Kim Van claims that it submitted additional information on its intended use of a subcontractor to our Office on June 28, as soon as it became aware that a licensed transportation subcontractor might be an issue in the protest, but that our Office declined to accept this information because it was submitted after Kim Van already had filed its comments on the agency report. The protester argues that our Office should have accepted Kim Van's additional information, submitted on June 28, since the agency was allowed to submit additional information on May 30 and June 15 after Kim Van filed its comments on the agency report.

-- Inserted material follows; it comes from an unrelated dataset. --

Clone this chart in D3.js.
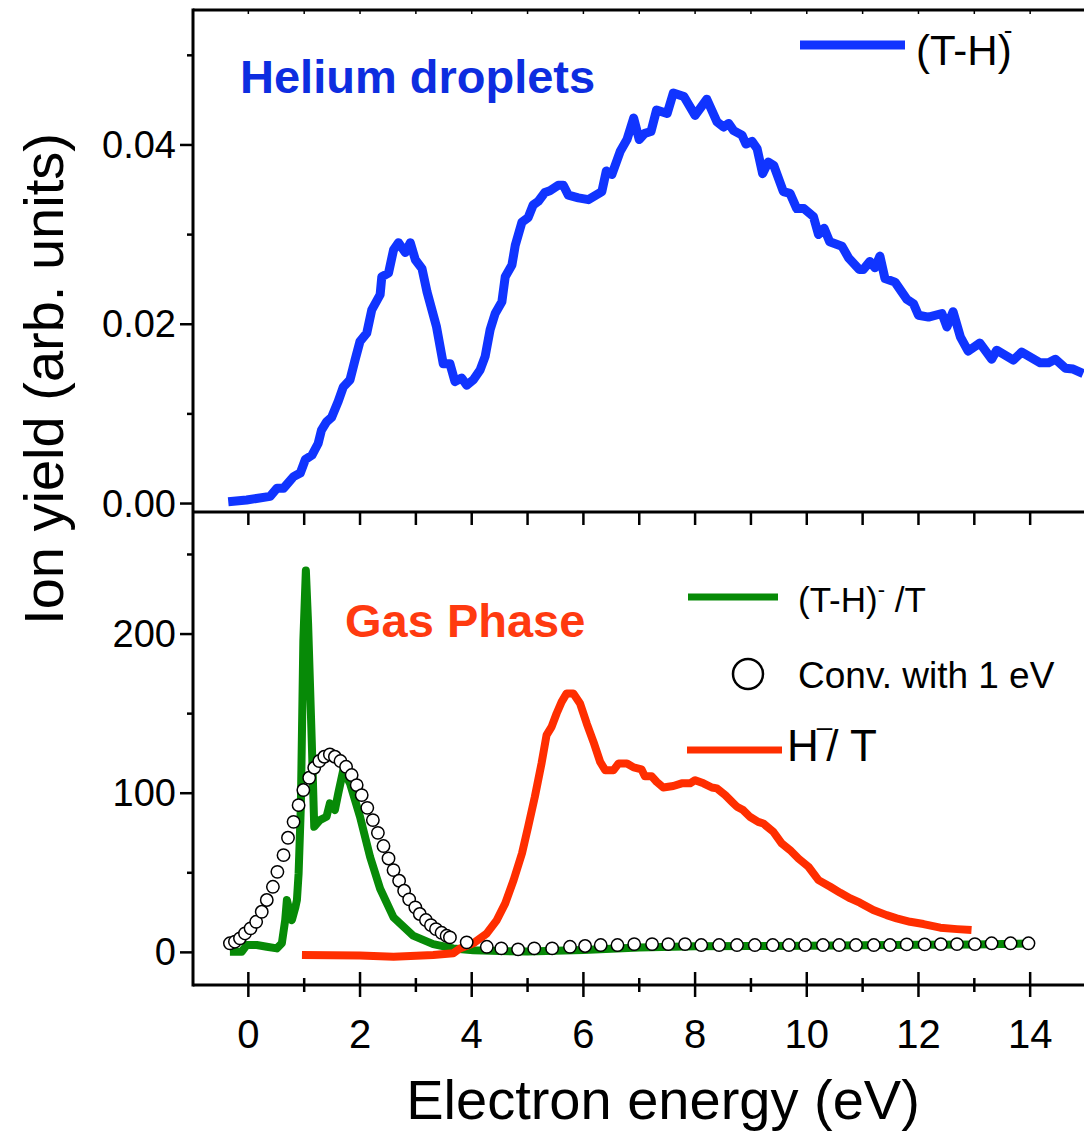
<!DOCTYPE html>
<html>
<head>
<meta charset="utf-8">
<script src="https://cdn.jsdelivr.net/npm/d3@7"></script>
<style>
  html, body { margin: 0; padding: 0; background: #fff; }
  svg { display: block; font-family: "Liberation Sans", Arial, Helvetica, sans-serif; }
</style>
</head>
<body>
<svg id="chart" width="1084" height="1132"></svg>
<script>
// ---- data: electron energy (eV) vs ion yield ----

// Helium droplets, (T-H)- yield (arb. units)
const heliumTH = [
  [-0.36,0.0002],[-0.03,0.0004],[0.39,0.0008],[0.51,0.0017],[0.63,0.0017],[0.81,0.0030],[0.93,0.0034],
  [1.02,0.0049],[1.14,0.0054],[1.25,0.0067],[1.31,0.0082],[1.40,0.0091],[1.49,0.0096],[1.61,0.0114],
  [1.70,0.0130],[1.82,0.0138],[1.91,0.0160],[2.00,0.0181],[2.12,0.0190],[2.21,0.0216],[2.36,0.0233],
  [2.39,0.0253],[2.51,0.0257],[2.60,0.0283],[2.69,0.0291],[2.81,0.0280],[2.90,0.0291],[2.99,0.0272],
  [3.11,0.0262],[3.20,0.0236],[3.37,0.0197],[3.49,0.0156],[3.61,0.0156],[3.70,0.0136],[3.82,0.0140],
  [3.91,0.0132],[4.03,0.0138],[4.15,0.0149],[4.24,0.0164],[4.33,0.0194],[4.42,0.0212],[4.54,0.0225],
  [4.60,0.0253],[4.72,0.0266],[4.78,0.0288],[4.90,0.0314],[5.01,0.0319],[5.10,0.0333],[5.19,0.0337],
  [5.31,0.0347],[5.40,0.0349],[5.55,0.0355],[5.64,0.0355],[5.73,0.0344],[5.91,0.0341],[6.09,0.0339],
  [6.33,0.0348],[6.41,0.0371],[6.51,0.0367],[6.66,0.0393],[6.78,0.0406],[6.90,0.0430],[7.00,0.0406],
  [7.10,0.0413],[7.21,0.0415],[7.31,0.0439],[7.50,0.0435],[7.61,0.0458],[7.80,0.0454],[8.00,0.0433],
  [8.21,0.0451],[8.39,0.0426],[8.51,0.0420],[8.60,0.0424],[8.69,0.0416],[8.84,0.0411],[8.91,0.0401],
  [9.02,0.0404],[9.11,0.0396],[9.21,0.0368],[9.31,0.0381],[9.41,0.0377],[9.58,0.0348],[9.70,0.0346],
  [9.82,0.0329],[9.95,0.0329],[10.12,0.0320],[10.21,0.0300],[10.31,0.0307],[10.41,0.0292],[10.63,0.0287],
  [10.75,0.0274],[10.94,0.0261],[11.01,0.0261],[11.13,0.0270],[11.22,0.0263],[11.31,0.0276],[11.40,0.0251],
  [11.58,0.0247],[11.79,0.0228],[11.91,0.0223],[12.00,0.0210],[12.18,0.0208],[12.42,0.0212],[12.51,0.0197],
  [12.62,0.0214],[12.75,0.0186],[12.89,0.0170],[13.10,0.0179],[13.31,0.0161],[13.40,0.0171],[13.70,0.0160],
  [13.85,0.0169],[14.18,0.0157],[14.33,0.0157],[14.45,0.0161],[14.63,0.0151],[14.77,0.0150],[14.95,0.0145]
];

// Gas phase, (T-H)- / T
const gasTH = [
  [-0.33,0.4],[-0.12,0.4],[-0.03,4.6],[0.15,4.6],[0.33,3.5],[0.51,2.5],[0.60,5.7],[0.66,20.3],
  [0.69,32.9],[0.75,24],[0.78,20.3],[0.84,28],[0.87,32.9],[0.90,49.6],[0.94,91.5],[0.985,196],
  [1.03,240],[1.07,206.7],[1.135,133.4],[1.18,78.9],[1.28,83.1],[1.40,85.2],[1.46,93.6],[1.55,89.4],
  [1.61,99.9],[1.70,114.5],[1.82,106.2],[2.00,85.2],[2.18,60],[2.36,40],[2.60,22],[2.95,10.5],
  [3.31,5.2],[3.67,2.5],[4.03,1.4],[4.5,0.8],[5.0,0.5],[6.0,1.5],[7.0,3.0],[8.0,3.8],[9.0,4.0],
  [10.0,4.2],[11.0,4.5],[12.0,4.8],[13.0,5.0],[14.0,5.5]
];

// Gas phase, (T-H)- / T convolved with 1 eV
const gasConv = [
  [-0.33,5.7],[-0.24,6.7],[-0.15,8.8],[-0.06,11.9],[0.04,15.1],[0.14,19.2],[0.24,25.5],[0.33,32.9],
  [0.44,41.2],[0.52,50.6],[0.63,61.1],[0.71,72],[0.81,82],[0.90,92.5],[0.985,102],[1.09,109.7],
  [1.18,116],[1.27,120.2],[1.36,122.9],[1.46,124.4],[1.55,122.9],[1.65,120.2],[1.75,116.6],[1.85,111.4],
  [1.94,105.1],[2.03,98.8],[2.13,90.8],[2.23,83.1],[2.32,75.1],[2.42,66.8],[2.51,59],[2.60,51.7],
  [2.70,45],[2.79,38.7],[2.88,33.3],[2.99,28.3],[3.07,24.1],[3.18,20.3],[3.27,17.1],[3.36,14.6],
  [3.46,12.3],[3.55,10.4],[3.61,9.4],[3.91,6.3],[4.27,3.5],[4.53,2.5],[4.83,1.9],[5.12,2.5],
  [5.44,2.5],[5.76,3.5],[6.03,4.0],[6.31,4.6],[6.61,4.6],[6.91,5.2],[7.23,5.2],[7.52,5.2],
  [7.82,5.2],[8.11,4.6],[8.43,4.6],[8.75,4.6],[9.07,4.6],[9.39,4.6],[9.68,4.6],[9.97,4.6],
  [10.29,4.6],[10.58,4.6],[10.88,4.6],[11.20,4.6],[11.49,4.6],[11.79,5.0],[12.11,5.0],[12.40,5.2],
  [12.69,5.2],[13.01,5.2],[13.31,5.7],[13.65,5.7],[13.97,5.7]
];

// Gas phase, H- / T
const gasH = [
  [0.96,-1.7],[2.0,-2.0],[2.6,-2.8],[3.31,-1.7],[3.67,-0.6],[3.79,2.5],[4.03,5.7],[4.27,11.9],
  [4.45,20.3],[4.60,30.8],[4.75,45.4],[4.90,62.2],[5.01,78.9],[5.13,97.7],[5.25,118.7],[5.34,136.5],
  [5.43,141.7],[5.52,150.1],[5.61,157.4],[5.70,162.7],[5.82,162.7],[5.94,156.4],[6.06,143.8],[6.18,132.3],
  [6.30,119.7],[6.39,114.5],[6.54,114.5],[6.63,118.7],[6.78,118.7],[6.90,116.2],[7.04,115],[7.10,110.7],
  [7.22,110.7],[7.31,107.2],[7.43,103.6],[7.61,104.5],[7.76,106.2],[7.91,106.2],[8.00,108.2],[8.15,106.2],
  [8.30,103.6],[8.39,103],[8.54,98.8],[8.66,94.6],[8.75,91.5],[8.86,89.4],[8.98,85.2],[9.13,82],
  [9.22,81],[9.40,75.8],[9.55,68.5],[9.70,64.3],[9.85,59],[10.03,53.8],[10.21,45.4],[10.42,41.2],
  [10.60,37.4],[10.78,33.9],[10.95,31.2],[11.19,26.6],[11.43,23.4],[11.61,21.4],[11.85,19.2],[12.09,17.8],
  [12.39,15.5],[12.69,14.6],[12.95,14]
];

// axis ticks
const xMajorTicks = [0, 2, 4, 6, 8, 10, 12, 14];
const xMinorTicks = [1, 3, 5, 7, 9, 11, 13, 15];
const topMajorTicks = [0.00, 0.02, 0.04];
const topMinorTicks = [0.01, 0.03, 0.05];
const bottomMajorTicks = [0, 100, 200];
const bottomMinorTicks = [50, 150, 250];

// ---- colours ----
const BLUE = "#1034ff", BLUE_TEXT = "#0d2de0";
const GREEN = "#078a07";
const RED = "#ff2e00", RED_TEXT = "#ff3a10";

const svg = d3.select("#chart");

const left = 193, right = 1086;
const topY0 = 10, sepY = 512, botY1 = 985;

const x = d3.scaleLinear().domain([-1, 15]).range([left - 0.5, right]);
const yTop = d3.scaleLinear().domain([-0.001, 0.055]).range([512.5, 10.5]);
const yBot = d3.scaleLinear().domain([-20.5, 276.5]).range([985, 512.3]);

// ---- plotted series (clipped to the panel areas) ----
const defs = svg.append("defs");
defs.append("clipPath").attr("id", "clipTop")
  .append("rect").attr("x", left).attr("y", topY0).attr("width", right - left).attr("height", sepY - topY0);
defs.append("clipPath").attr("id", "clipBot")
  .append("rect").attr("x", left).attr("y", sepY).attr("width", right - left).attr("height", botY1 - sepY);

const lineTop = d3.line().x(d => x(d[0])).y(d => yTop(d[1]));
const lineBot = d3.line().x(d => x(d[0])).y(d => yBot(d[1]));

svg.append("path").datum(heliumTH)
  .attr("clip-path", "url(#clipTop)")
  .attr("d", lineTop).attr("fill", "none").attr("stroke", BLUE)
  .attr("stroke-width", 9).attr("stroke-linejoin", "round").attr("stroke-linecap", "butt");

const gBot = svg.append("g").attr("clip-path", "url(#clipBot)");

gBot.append("path").datum(gasTH)
  .attr("d", lineBot).attr("fill", "none").attr("stroke", GREEN)
  .attr("stroke-width", 8).attr("stroke-linejoin", "round").attr("stroke-linecap", "butt");

gBot.append("path").datum(gasH)
  .attr("d", lineBot).attr("fill", "none").attr("stroke", RED)
  .attr("stroke-width", 8).attr("stroke-linejoin", "round").attr("stroke-linecap", "butt");

gBot.selectAll("circle.conv").data(gasConv).enter().append("circle")
  .attr("class", "conv")
  .attr("cx", d => x(d[0])).attr("cy", d => yBot(d[1]))
  .attr("r", 6.2).attr("fill", "#fff").attr("stroke", "#000").attr("stroke-width", 1.5);

// ---- frame and axes ----
const axisG = svg.append("g").attr("stroke", "#000").attr("stroke-width", 3).attr("fill", "none");
axisG.append("line").attr("x1", left).attr("x2", left).attr("y1", topY0 - 1.5).attr("y2", botY1 + 1.5);
axisG.append("line").attr("x1", left).attr("x2", right + 2).attr("y1", topY0).attr("y2", topY0);
axisG.append("line").attr("x1", left).attr("x2", right + 2).attr("y1", sepY).attr("y2", sepY);
axisG.append("line").attr("x1", left).attr("x2", right + 2).attr("y1", botY1).attr("y2", botY1);

const tickG = svg.append("g").attr("stroke", "#000").attr("stroke-width", 2.5);

// top frame: small inward ticks every eV
d3.range(0, 16).forEach(v => {
  tickG.append("line").attr("x1", x(v)).attr("x2", x(v)).attr("y1", topY0).attr("y2", topY0 + 4)
    .attr("stroke-width", 1.5);
});
// separator: ticks pointing down every eV
d3.range(0, 16).forEach(v => {
  tickG.append("line").attr("x1", x(v)).attr("x2", x(v)).attr("y1", sepY).attr("y2", sepY + 13);
});
// bottom axis: crossing ticks
xMajorTicks.forEach(v => {
  tickG.append("line").attr("x1", x(v)).attr("x2", x(v)).attr("y1", botY1 - 13).attr("y2", botY1 + 12);
});
xMinorTicks.forEach(v => {
  tickG.append("line").attr("x1", x(v)).attr("x2", x(v)).attr("y1", botY1 - 7).attr("y2", botY1 + 7);
});
// left axis ticks
topMajorTicks.forEach(v => {
  tickG.append("line").attr("x1", left - 13).attr("x2", left).attr("y1", yTop(v)).attr("y2", yTop(v));
});
topMinorTicks.forEach(v => {
  tickG.append("line").attr("x1", left - 6).attr("x2", left).attr("y1", yTop(v)).attr("y2", yTop(v));
});
bottomMajorTicks.forEach(v => {
  tickG.append("line").attr("x1", left - 13).attr("x2", left).attr("y1", yBot(v)).attr("y2", yBot(v));
});
bottomMinorTicks.forEach(v => {
  tickG.append("line").attr("x1", left - 6).attr("x2", left).attr("y1", yBot(v)).attr("y2", yBot(v));
});

// ---- tick labels ----
const labels = svg.append("g").attr("fill", "#000");
labels.selectAll("text.xt").data(xMajorTicks).enter().append("text")
  .attr("x", d => x(d)).attr("y", 1048).attr("text-anchor", "middle")
  .attr("font-size", 40).text(d => d3.format("d")(d));
labels.selectAll("text.yt").data(topMajorTicks).enter().append("text")
  .attr("x", 176).attr("y", d => yTop(d) + 13).attr("text-anchor", "end")
  .attr("font-size", 38).text(d => d3.format(".2f")(d));
labels.selectAll("text.yb").data(bottomMajorTicks).enter().append("text")
  .attr("x", 176).attr("y", d => yBot(d) + 13).attr("text-anchor", "end")
  .attr("font-size", 38).text(d => d3.format("d")(d));

// ---- axis titles ----
svg.append("text").attr("x", 663).attr("y", 1119).attr("text-anchor", "middle")
  .attr("font-size", 56).text("Electron energy (eV)");
svg.append("text").attr("transform", "translate(63,379) rotate(-90)").attr("text-anchor", "middle")
  .attr("font-size", 56).text("Ion yield (arb. units)");

// ---- panel captions ----
svg.append("text").attr("x", 240).attr("y", 93).attr("font-size", 47).attr("font-weight", "bold")
  .attr("fill", BLUE_TEXT).text("Helium droplets");
svg.append("text").attr("x", 345).attr("y", 637).attr("font-size", 47).attr("font-weight", "bold")
  .attr("fill", RED_TEXT).text("Gas Phase");

// ---- legends ----
// top panel
svg.append("line").attr("x1", 800).attr("x2", 905).attr("y1", 45).attr("y2", 45)
  .attr("stroke", BLUE).attr("stroke-width", 9);
const lt = svg.append("text").attr("x", 916).attr("y", 65).attr("font-size", 42);
lt.append("tspan").text("(T-H)");
lt.append("tspan").attr("dx", -8).attr("dy", -26).attr("font-size", 26).text("-");

// bottom panel
svg.append("line").attr("x1", 688).attr("x2", 778).attr("y1", 597).attr("y2", 597)
  .attr("stroke", GREEN).attr("stroke-width", 7);
const lg = svg.append("text").attr("x", 798).attr("y", 612).attr("font-size", 35);
lg.append("tspan").text("(T-H)");
lg.append("tspan").attr("dy", -15).attr("font-size", 22).text("-");
lg.append("tspan").attr("dy", 15).text(" /T");

svg.append("circle").attr("cx", 748).attr("cy", 674).attr("r", 15)
  .attr("fill", "#fff").attr("stroke", "#000").attr("stroke-width", 2.5);
svg.append("text").attr("x", 798).attr("y", 688).attr("font-size", 37).text("Conv. with 1 eV");

svg.append("line").attr("x1", 687).attr("x2", 782).attr("y1", 750).attr("y2", 750)
  .attr("stroke", RED).attr("stroke-width", 7);
const lr = svg.append("text").attr("x", 787).attr("y", 761).attr("font-size", 44);
lr.append("tspan").text("H");
lr.append("tspan").attr("dx", -2).attr("dy", -25).attr("font-size", 28).text("\u2013");
lr.append("tspan").attr("dx", -6).attr("dy", 25).text("/ T");
</script>
</body>
</html>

After the protester has filed comments on the agency report, our Office will only consider additional information that we deem necessary to clarify issues or otherwise assure fair resolution of the protest. C.F.R. Sec. 21.3(l). After Kim Van submitted its comments on April 25, we asked the agency specific questions about information presented by Kim Van on two occasions, to which the agency responded in letters dated May 30 and June 15. Kim Van, in turn, specifically responded to the agency's additional submissions in letters to our Office dated May 31 and June 18, the latter of which we considered to close the record. Kim Van, however, subsequently attempted to submit additional, unsolicited information to our Office on June 28, which we declined to accept because both parties had already been given a full opportunity to submit their arguments on all issues. Therefore, our refusal to consider additional information Kim Van attempted to furnish on June 28 is not a basis upon which we will reconsider our decision.

Moreover, Kim Van's argument that it submitted information on its transportation arrangements as soon as it learned that a transportation license could be an issue is specious. In its supplemental letter of May 30, the Army advised that "the COC Review Committee considered Kim's failure to have a New Jersey transporting or disposal license to be a negative factor which would preclude the issuance of a COC." Although Kim Van thus in fact was on notice that a transportation license was in issue, it did not advise us of its alleged subcontract arrangement in its response of May 31, its further filing of June 11, or its June 18 response to a further Army submission. Indeed, in its June 18 letter, Kim Van specifically addressed the awardee's subcontract arrangement, stating that "the fact remains that the party in possession of the handling license is a subcontractor and one that could easily have been utilized by Kim Van." This language shows that, contrary to Kim Van's arguments on reconsideration, the firm was fully aware of the issue at least as of the time of its June 18 submission and, further, strongly suggests that it did not have an arrangement in place with a properly licensed subcontractor at that time.

The request for reconsideration is denied.